古くは『孫子』でも、相手の真意を把握することの大切さが言われています。
「知彼知己」
「彼を知り己を知れば、百戦して殆(あや)うからず」という有名な言葉は、相手を知り尽くすことが勝利につながると説いています。相手の真の目的や背景を理解することが成功への鍵です。
2. 「虚実」
孫子は、相手の「虚」と「実」を見極める重要性を説いています。相手の要求や発言がどこまで本心か(実)、あるいは表面的なものか(虚)を見分ける力が重要です。これには、質問や沈黙の活用が役立ちます。

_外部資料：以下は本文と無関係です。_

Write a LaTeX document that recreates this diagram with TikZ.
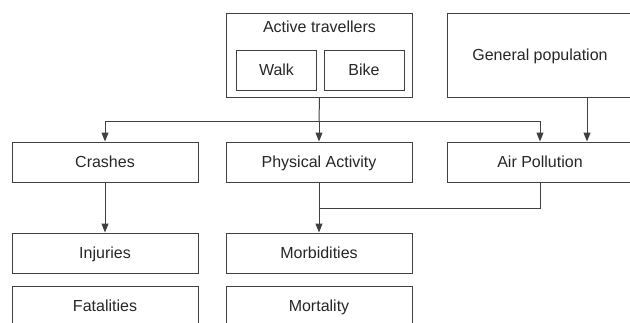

ちょっとお堅くなりましたが、これらは「ビジネス」や「孫子の戦略」だけでなく、普段の生活でも十分活用できます。
例えば、次の会話を見てみましょう。
とある高校で、美術部顧問の橋本先生が、生徒であり部員の本多くんから相談を受けています。
本多くん:「……先生、ちょっと相談があるんです」
橋本先生:「何かな? 本多くん、そういえば最近、美術部の活動にあまり顔を出していないようだけど」
本多くん:「……あの、やっぱり、美術部、辞めたいです。」
橋本先生:「そう…。辞めたいって思ったのには、何か理由があるのかな?」
本多くん:「…なんか、やってても意味がない気がして… 僕なんて、みんなより絵も下手だし、頑張っても結果が出ないから、やっても無駄かなって」
橋本先生(本多くんの言葉を注意深く聞きながら):「本多くんは結果が出ないから辞めたいと思ってるんだね。でも、たとえばどんなふうに結果が出ると、自分が納得できると感じる?」
本多くん:「先輩みたいにコンクールで入賞するとか、みんなの前でちゃんと評価されるとか…でも、僕には才能ないし、可能性ゼロだし、やってる意味がわからなくなってきて」
橋本先生:「なるほどね。本多くんにとって、評価されることや、結果を出すことが大きな目標なんだね。 入部の頃は一番やる気満々に見えてたけど、そんなふうに感じるようになったのって、いつから?」
本多くん:「最近、他の部活で友達が賞をもらって、僕も何か成果を出さないとって思ったんです。でも、何やっても成果出ないし、やっぱり辞めた方がいいんじゃないかなって…」
橋本先生(少し考えてから):「本多くんが成果を出して、周りに認められたいと思っているのはとても自然なことだと思う。でも、美術って、すぐに結果が出るものではないことも多いよね。今すぐ結果が見えなくても、それが本多くんにとって意味がないわけじゃないんじゃないかな。だって、本多くんは絵を描くのは好きなんでしょ?」
本多くん:「(うなづいて)でも、先生、それじゃ自信も持てないし、何かしている実感も湧かないんです…」
橋本先生:「そっか…。それじゃ、一緒に少しずつ自分の成長を感じられるような、短期的な目標を立ててみるのはどうかな?たとえば、次の作品で前よりも少し新しい技法を使ってみるとか。そうして一歩ずつ進めば、本多くんの努力も必ず形になってくると思うよ。」
本多くん:「小さな目標か…そうすれば、自分にも何か成長できるところが見つかるのかな」
橋本先生:「そう、そうやって一つずつ積み重ねていけば、いつか本多くんが感じている『成果』にも近づくと思うよ。そして、部活も、ただ結果を出すためだけじゃなく、楽しく挑戦する場だと思ってほしいな。だって絵が大好きなんでしょ? これからも、本多くんのペースで続けてみない?」
本多くん:「…もう少しそんなやり方で続けてみます、先生。ありがとうございます」
橋本先生は、本多くんの「辞めたい」という言葉にすぐ反応するのではなく、「なぜ辞めたいのか」その背景にある本音や動機に耳を傾けています。間違っても「辞められたら困る」とか「他の生徒が残念がる」とか言っていないですよね。あくまで質問を通して、彼自身に向き合って、本多くんが「他者と自分を比較し、成果が見えないことに悩んでいる」という真の理由を引き出しました。
交渉は必ず相手がいることなので、自分の目的と同等か、それ以上に相手の真の思いを理解することが成功への条件です。この意識を持つだけでも、交渉の行方に変化が見られるはずですよ!